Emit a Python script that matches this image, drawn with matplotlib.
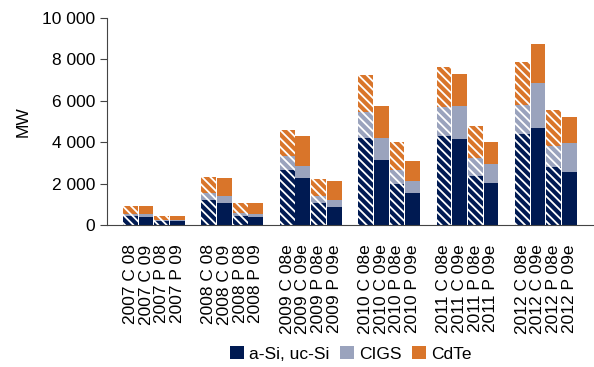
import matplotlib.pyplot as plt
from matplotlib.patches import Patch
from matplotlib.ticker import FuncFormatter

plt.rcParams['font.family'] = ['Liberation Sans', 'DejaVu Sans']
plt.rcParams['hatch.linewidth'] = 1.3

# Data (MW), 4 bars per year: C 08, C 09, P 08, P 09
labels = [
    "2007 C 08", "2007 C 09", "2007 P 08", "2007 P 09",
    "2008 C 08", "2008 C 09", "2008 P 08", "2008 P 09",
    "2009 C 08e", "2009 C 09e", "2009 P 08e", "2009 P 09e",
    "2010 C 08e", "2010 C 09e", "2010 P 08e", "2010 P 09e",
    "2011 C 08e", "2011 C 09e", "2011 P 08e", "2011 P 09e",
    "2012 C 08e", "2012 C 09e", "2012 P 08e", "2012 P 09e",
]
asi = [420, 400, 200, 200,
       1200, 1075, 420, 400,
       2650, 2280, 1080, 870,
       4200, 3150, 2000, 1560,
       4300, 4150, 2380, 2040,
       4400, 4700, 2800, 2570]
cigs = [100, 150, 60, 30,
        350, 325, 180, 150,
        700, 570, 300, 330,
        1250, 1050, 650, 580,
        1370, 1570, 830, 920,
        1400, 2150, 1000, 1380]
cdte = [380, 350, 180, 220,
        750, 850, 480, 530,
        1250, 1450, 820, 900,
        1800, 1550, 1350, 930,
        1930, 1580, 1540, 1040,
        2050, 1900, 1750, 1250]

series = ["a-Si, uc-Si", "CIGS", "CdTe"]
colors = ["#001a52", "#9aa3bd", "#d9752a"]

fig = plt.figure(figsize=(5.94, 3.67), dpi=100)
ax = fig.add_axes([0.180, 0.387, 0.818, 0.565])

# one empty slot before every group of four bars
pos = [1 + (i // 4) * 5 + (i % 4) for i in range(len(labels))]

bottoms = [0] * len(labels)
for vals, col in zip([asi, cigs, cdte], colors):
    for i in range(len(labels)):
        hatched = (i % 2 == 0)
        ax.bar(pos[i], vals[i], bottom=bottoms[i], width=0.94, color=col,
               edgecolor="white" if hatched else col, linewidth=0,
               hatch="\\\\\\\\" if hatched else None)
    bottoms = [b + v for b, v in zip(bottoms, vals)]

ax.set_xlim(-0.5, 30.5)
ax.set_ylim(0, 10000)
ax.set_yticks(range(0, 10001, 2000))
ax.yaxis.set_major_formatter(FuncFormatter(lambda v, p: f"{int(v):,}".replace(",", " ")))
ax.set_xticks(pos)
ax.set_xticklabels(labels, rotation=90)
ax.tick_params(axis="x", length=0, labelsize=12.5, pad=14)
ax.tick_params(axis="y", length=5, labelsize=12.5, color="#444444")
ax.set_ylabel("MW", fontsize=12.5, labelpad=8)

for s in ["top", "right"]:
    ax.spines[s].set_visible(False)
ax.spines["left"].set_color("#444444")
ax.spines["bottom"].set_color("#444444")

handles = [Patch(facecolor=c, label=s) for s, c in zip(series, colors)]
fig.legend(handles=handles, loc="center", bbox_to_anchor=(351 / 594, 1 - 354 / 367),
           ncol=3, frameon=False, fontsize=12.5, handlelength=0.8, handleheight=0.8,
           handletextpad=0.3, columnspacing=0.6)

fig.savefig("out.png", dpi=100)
##############################
> WHAT IS NEEDED
Output the lines above in full and exactly as given, omitting any pictures.

> TASK RESPONSE
Emit a Python script that matches this image, drawn with matplotlib.
import matplotlib.pyplot as plt
from matplotlib.patches import Patch
from matplotlib.ticker import FuncFormatter

plt.rcParams['font.family'] = ['Liberation Sans', 'DejaVu Sans']
plt.rcParams['hatch.linewidth'] = 1.3

# Data (MW), 4 bars per year: C 08, C 09, P 08, P 09
labels = [
    "2007 C 08", "2007 C 09", "2007 P 08", "2007 P 09",
    "2008 C 08", "2008 C 09", "2008 P 08", "2008 P 09",
    "2009 C 08e", "2009 C 09e", "2009 P 08e", "2009 P 09e",
    "2010 C 08e", "2010 C 09e", "2010 P 08e", "2010 P 09e",
    "2011 C 08e", "2011 C 09e", "2011 P 08e", "2011 P 09e",
    "2012 C 08e", "2012 C 09e", "2012 P 08e", "2012 P 09e",
]
asi = [420, 400, 200, 200,
       1200, 1075, 420, 400,
       2650, 2280, 1080, 870,
       4200, 3150, 2000, 1560,
       4300, 4150, 2380, 2040,
       4400, 4700, 2800, 2570]
cigs = [100, 150, 60, 30,
        350, 325, 180, 150,
        700, 570, 300, 330,
        1250, 1050, 650, 580,
        1370, 1570, 830, 920,
        1400, 2150, 1000, 1380]
cdte = [380, 350, 180, 220,
        750, 850, 480, 530,
        1250, 1450, 820, 900,
        1800, 1550, 1350, 930,
        1930, 1580, 1540, 1040,
        2050, 1900, 1750, 1250]

series = ["a-Si, uc-Si", "CIGS", "CdTe"]
colors = ["#001a52", "#9aa3bd", "#d9752a"]

fig = plt.figure(figsize=(5.94, 3.67), dpi=100)
ax = fig.add_axes([0.180, 0.387, 0.818, 0.565])

# one empty slot before every group of four bars
pos = [1 + (i // 4) * 5 + (i % 4) for i in range(len(labels))]

bottoms = [0] * len(labels)
for vals, col in zip([asi, cigs, cdte], colors):
    for i in range(len(labels)):
        hatched = (i % 2 == 0)
        ax.bar(pos[i], vals[i], bottom=bottoms[i], width=0.94, color=col,
               edgecolor="white" if hatched else col, linewidth=0,
               hatch="\\\\\\\\" if hatched else None)
    bottoms = [b + v for b, v in zip(bottoms, vals)]

ax.set_xlim(-0.5, 30.5)
ax.set_ylim(0, 10000)
ax.set_yticks(range(0, 10001, 2000))
ax.yaxis.set_major_formatter(FuncFormatter(lambda v, p: f"{int(v):,}".replace(",", " ")))
ax.set_xticks(pos)
ax.set_xticklabels(labels, rotation=90)
ax.tick_params(axis="x", length=0, labelsize=12.5, pad=14)
ax.tick_params(axis="y", length=5, labelsize=12.5, color="#444444")
ax.set_ylabel("MW", fontsize=12.5, labelpad=8)

for s in ["top", "right"]:
    ax.spines[s].set_visible(False)
ax.spines["left"].set_color("#444444")
ax.spines["bottom"].set_color("#444444")

handles = [Patch(facecolor=c, label=s) for s, c in zip(series, colors)]
fig.legend(handles=handles, loc="center", bbox_to_anchor=(351 / 594, 1 - 354 / 367),
           ncol=3, frameon=False, fontsize=12.5, handlelength=0.8, handleheight=0.8,
           handletextpad=0.3, columnspacing=0.6)

fig.savefig("out.png", dpi=100)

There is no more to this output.